PROBLEM DESCRIPTION: Retype each line of the material exactly, please, skipping any picture in it.

MATERIAL:
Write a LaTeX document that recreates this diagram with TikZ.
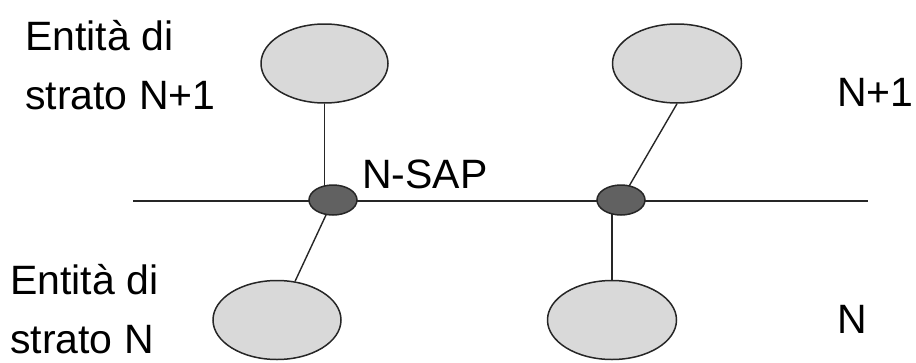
\documentclass[tikz,border=0pt]{standalone}
\usepackage{fontspec}
\setmainfont{Liberation Sans}
\usetikzlibrary{shapes.geometric}
\pgfdeclarelayer{background}
\pgfsetlayers{background,main}

\tikzset{
  entity/.style={ellipse, draw=black!85, line width=1.5pt, fill=black!15,
    minimum width=#1, minimum height=79pt, inner sep=0pt},
  sap/.style={ellipse, draw=black!85, line width=1.5pt, fill=black!62,
    minimum width=48pt, minimum height=30pt, inner sep=0pt},
  link/.style={draw=black!85, line width=1.4pt},
  lbl/.style={anchor=base west, inner sep=0pt, font=\fontsize{41}{59}\selectfont}
}

\begin{document}
\begin{tikzpicture}[x=1pt, y=-1pt]
  \useasboundingbox (0,0) rectangle (916,362);

  % layer N+1 and layer N entities
  \node[entity=127pt] (tl) at (324.5,63.5) {};
  \node[entity=129pt] (tr) at (677,63.5) {};
  \node[entity=128pt] (bl) at (277,320) {};
  \node[entity=129pt] (br) at (612,320) {};

  % service access points on the layer boundary
  \node[sap] (sl) at (333,200) {};
  \node[sap] (sr) at (621,200) {};

  % ends of the boundary line
  \coordinate (lineW) at (133,201);
  \coordinate (lineE) at (868,201);

  \begin{pgfonlayer}{background}
    \draw[link] (lineW) -- (lineE);
    \draw[link] (tl.south) -- (tl.south |- sl.center);
    \draw[link] (tr.south) -- (sr.center);
    \draw[link] (sl.center) -- (bl);
    \draw[link] (br.north) -- (br.north |- sr.center);
  \end{pgfonlayer}

  % labels
  \node[lbl] (up1) at (25,50) {Entità di};
  \node[lbl] (up2) at (25,109) {strato N+1};
  \node[lbl] (lo1) at (10,294) {Entità di};
  \node[lbl] (lo2) at (10,353) {strato N};
  \node[lbl] (nsap) at (362,188) {N-SAP};
  \node[lbl] (nup) at (837,106) {N+1};
  \node[lbl] (nlo) at (837,333) {N};
\end{tikzpicture}
\end{document}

EXPECTED OUTPUT:
Write a LaTeX document that recreates this diagram with TikZ.
\documentclass[tikz,border=0pt]{standalone}
\usepackage{fontspec}
\setmainfont{Liberation Sans}
\usetikzlibrary{shapes.geometric}
\pgfdeclarelayer{background}
\pgfsetlayers{background,main}

\tikzset{
  entity/.style={ellipse, draw=black!85, line width=1.5pt, fill=black!15,
    minimum width=#1, minimum height=79pt, inner sep=0pt},
  sap/.style={ellipse, draw=black!85, line width=1.5pt, fill=black!62,
    minimum width=48pt, minimum height=30pt, inner sep=0pt},
  link/.style={draw=black!85, line width=1.4pt},
  lbl/.style={anchor=base west, inner sep=0pt, font=\fontsize{41}{59}\selectfont}
}

\begin{document}
\begin{tikzpicture}[x=1pt, y=-1pt]
  \useasboundingbox (0,0) rectangle (916,362);

  % layer N+1 and layer N entities
  \node[entity=127pt] (tl) at (324.5,63.5) {};
  \node[entity=129pt] (tr) at (677,63.5) {};
  \node[entity=128pt] (bl) at (277,320) {};
  \node[entity=129pt] (br) at (612,320) {};

  % service access points on the layer boundary
  \node[sap] (sl) at (333,200) {};
  \node[sap] (sr) at (621,200) {};

  % ends of the boundary line
  \coordinate (lineW) at (133,201);
  \coordinate (lineE) at (868,201);

  \begin{pgfonlayer}{background}
    \draw[link] (lineW) -- (lineE);
    \draw[link] (tl.south) -- (tl.south |- sl.center);
    \draw[link] (tr.south) -- (sr.center);
    \draw[link] (sl.center) -- (bl);
    \draw[link] (br.north) -- (br.north |- sr.center);
  \end{pgfonlayer}

  % labels
  \node[lbl] (up1) at (25,50) {Entità di};
  \node[lbl] (up2) at (25,109) {strato N+1};
  \node[lbl] (lo1) at (10,294) {Entità di};
  \node[lbl] (lo2) at (10,353) {strato N};
  \node[lbl] (nsap) at (362,188) {N-SAP};
  \node[lbl] (nup) at (837,106) {N+1};
  \node[lbl] (nlo) at (837,333) {N};
\end{tikzpicture}
\end{document}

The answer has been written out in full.